Petites notes rouennaises

11 octobre 2004

Pour me rendre à la gare de Rouen, d'où je prendrai un train pour Paris, je décide de faire un petit détour.

Je vais prendre la route du lycée.

Ça représente environ 25 minutes de marche.

Je me souviens des théorèmes de math que je me récitais mentalement, la matin, sur le chemin du lycée.

Math, c'était souvent le premier cours de la journée.

En fumant une cigarette.

Mais la cigarette dissipait vite les théorèmes de math.

Arrivé à ce croisement, j'accélerais ou ralentissais le pas, selon que j'étais en retard ou en avance.

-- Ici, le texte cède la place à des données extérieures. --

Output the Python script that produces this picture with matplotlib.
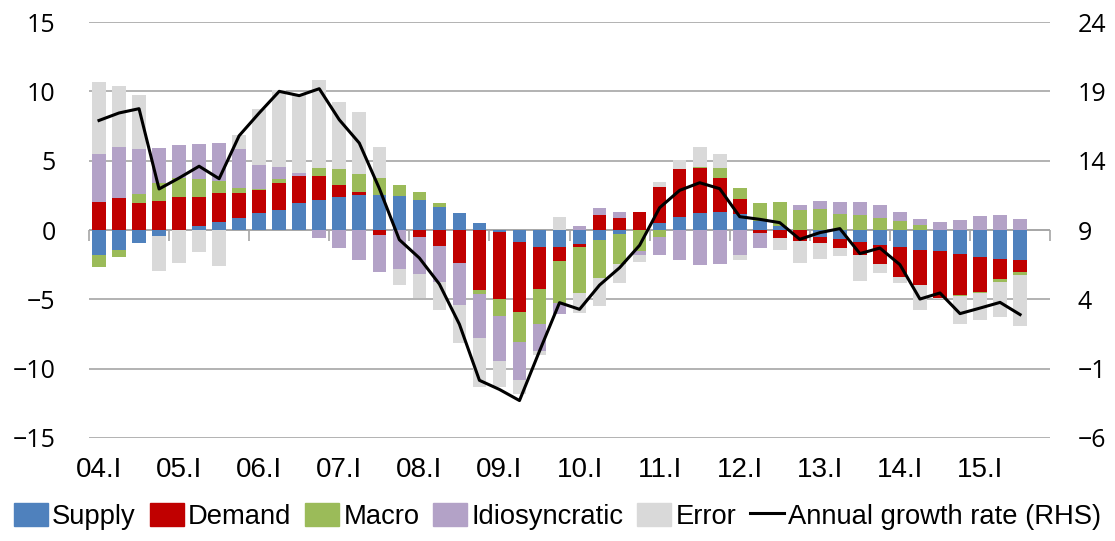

Je ne suis pas vraiment nostalgique du lycée.
Je n'aimerais pas avoir à repasser le bac.
Mes cours du soir au CNAM me rappellent assez combien les profs et les examens sont pénibles.
Je n'aimerais pas non plus me retrouver dépendant de mes parents, ni devoir vivre à nouveau avec eux sous le même toît.
Ni ignorer ce que je sais aujourd'hui, des hommes et de ce qu'ils deviennent rapidemment.

Mais il y a quelque chose qui me manque un peu, de cette époque.
Peut-être que j'aime le fait que les lycéens ne sont pas encore en couple, qu'ils forment au plus des unions éphémères, aléatoires, qu'ils n'ont pas d'enfant, pas de métier stable, pas de responsabilité, pas de reconnaissance sociale, qu'ils sont juste là à titre individuel, à titre personnel, dans un entre-deux, tel qu'on est lorsqu'on se retrouve tout seul.

Et en tas. On a 17 ans, on est parqué en tas, de trente, quarante élèves.
On lie plus ou moins connaissance, en fonction de vagues affinités.
On laisse les adultes dans leur monde, leur monde d'incompréhensibles nécessités.
Je n'aime pas les adultes, je n'arrive vraiment pas à m'y faire.

Je croise un lycéen qui sourit en marchant.
Il a une tête de norvégien.
Il fait certainement partie de la section traditionnelle des norvégiens du lycée Corneille.

Mais le temps passe, je dois prendre le chemin de la gare maintenant.

La gare de Rouen.

Et une heure et demie plus tard, je suis de retour à Paris.